If the 2012R2 host is able to see (or be seen by) the Internet, can you check its IP address settings and see how they look?
Any which way, the Firewall has to be configured with two interfaces and the internet-facing interface needs to have a default gateway address configured which is part of the same subnet range as the IP address assigned to the internet-facing interface.
Maybe the hosting service has a clever way of routing traffic to/from the cloud host, without that cloud host having a configured default gateway. You can obviously configure a single-interface Windows or Unix/Linux host without specifying a default gateway address and it will be assumed by the host that there will be no need to communicate beyond its own subnet.
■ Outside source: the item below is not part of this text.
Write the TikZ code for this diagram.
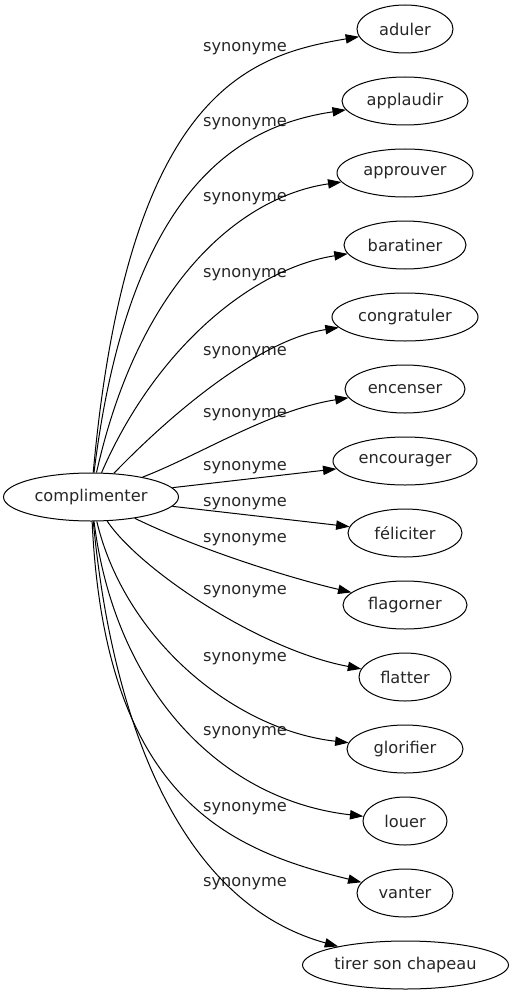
\documentclass[tikz,border=0pt]{standalone}
\usepackage{fontspec}
\setmainfont{DejaVu Sans}
\usetikzlibrary{shapes.geometric,arrows.meta}
\begin{document}
\begin{tikzpicture}[x=0.75pt,y=-0.75pt,
  word/.style={ellipse,draw,line width=0.75pt,minimum height=36pt,inner sep=0pt,
    font=\fontsize{12.15pt}{14pt}\selectfont,text=black!85},
  lab/.style={inner sep=0pt,font=\fontsize{12.15pt}{14pt}\selectfont,text=black!85},
  link/.style={line width=0.75pt,-{Triangle[length=10pt,width=7pt]}}]
\useasboundingbox (0,0) rectangle (513,995);
\node[word,minimum width=131.25pt] (c) at (91,497) {complimenter};
\node[word,minimum width=72pt] (t1) at (405,29) {aduler};
\node[word,minimum width=94.5pt] (t2) at (405,101) {applaudir};
\node[word,minimum width=102pt] (t3) at (405,173) {approuver};
\node[word,minimum width=91.5pt] (t4) at (405,245) {baratiner};
\node[word,minimum width=109.5pt] (t5) at (405,317) {congratuler};
\node[word,minimum width=90pt] (t6) at (405,389) {encenser};
\node[word,minimum width=108pt] (t7) at (405,461) {encourager};
\node[word,minimum width=85.5pt] (t8) at (405,533) {féliciter};
\node[word,minimum width=93pt] (t9) at (405,605) {flagorner};
\node[word,minimum width=69pt] (t10) at (405,677) {flatter};
\node[word,minimum width=87pt] (t11) at (405,749) {glorifier};
\node[word,minimum width=63pt] (t12) at (405,821) {louer};
\node[word,minimum width=72pt] (t13) at (405,893) {vanter};
\node[word,minimum width=154.5pt] (t14) at (405.5,965) {tirer son chapeau};
\node[lab] (l1) at (245,49) {synonyme};
\node[lab] (l2) at (245,124) {synonyme};
\node[lab] (l3) at (245,199) {synonyme};
\node[lab] (l4) at (245,275) {synonyme};
\node[lab] (l5) at (245,353) {synonyme};
\node[lab] (l6) at (245,415) {synonyme};
\node[lab] (l7) at (245,468) {synonyme};
\node[lab] (l8) at (245,504) {synonyme};
\node[lab] (l9) at (245,540) {synonyme};
\node[lab] (l10) at (245,592) {synonyme};
\node[lab] (l11) at (245,659) {synonyme};
\node[lab] (l12) at (245,733) {synonyme};
\node[lab] (l13) at (245,809) {synonyme};
\node[lab] (l14) at (245,884) {synonyme};
\draw[link] (c) .. controls (128,90) and (250,55) .. (t1);
\draw[link] (c) .. controls (130,180) and (245,125) .. (t2);
\draw[link] (c) .. controls (142,270) and (250,195) .. (t3);
\draw[link] (c) .. controls (157,345) and (255,268) .. (t4);
\draw[link] (c) .. controls (175,410) and (260,340) .. (t5);
\draw[link] (c) .. controls (200,455) and (270,410) .. (t6);
\draw[link] (c) -- (t7);
\draw[link] (c) -- (t8);
\draw[link] (c) .. controls (200,550) and (290,578) .. (t9);
\draw[link] (c) .. controls (140,570) and (260,650) .. (t10);
\draw[link] (c) .. controls (125,640) and (235,730) .. (t11);
\draw[link] (c) .. controls (115,690) and (220,800) .. (t12);
\draw[link] (c) .. controls (105,800) and (230,850) .. (t13);
\draw[link] (c) .. controls (110,700) and (170,900) .. (t14);
\end{tikzpicture}
\end{document}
Phil, thanks for the response. The 2k12 server is configured with the gateway not in the range of the local subnet. i can just force it by acknowledging the logic error. I can't figure how to make the FWE do the same thing... Yet
I don't necessarily want this statement to come across as the absolute word (there may be others with better educated opinions), but I suspect the reason why you can effectively override the gateway setting under Windows (or you can leave it completely blank, if you wish) is because its primary role isn't to route traffic.
Given the Firewall needs to have a minimum of two configured interfaces, and one of those provides the route to the "outside world" (even if it isn't actually connected to an Internet circuit), the presence of a default gateway and the fact that the value has to be valid is key to its operation.
I haven't worked exclusively with MFE over the years, so I know this basic premise is the same for all the other Firewalls I've come into contact with. Without a valid default gateway it potentially can't do its job, so I'm assuming that McAfee have insisted on verifying this value at installation to minimize the chances of an Admin being left tearing his/her hair out when it doesn't pass any traffic.
I can only suggest that you discuss this with the people providing this cloud service. It almost seems that they aren't expecting customers to install dedicated Firewall solutions - which would then allow you to use NAT and host a number of virtual machines on the trusted side.
Can the service provider deliver this IP address using DHCP? If so, then configure the external interface of the Firewall accordingly and trust that they deliver the IP address you have been told.
Bottom line, your MFE installation needs to have a default gateway configured and it needs to sit in the same subnet as the assigned IP address.
Support helped me with the issue. They suggested that I add an alias to the interface with an ip address that matched the network with a /30 to keep the subnet small. Now things work.
Thanks for the input, the DHCP idea was clever, but I couldn't get a dhcp server to issue an address with a mask of 255.255.255.255.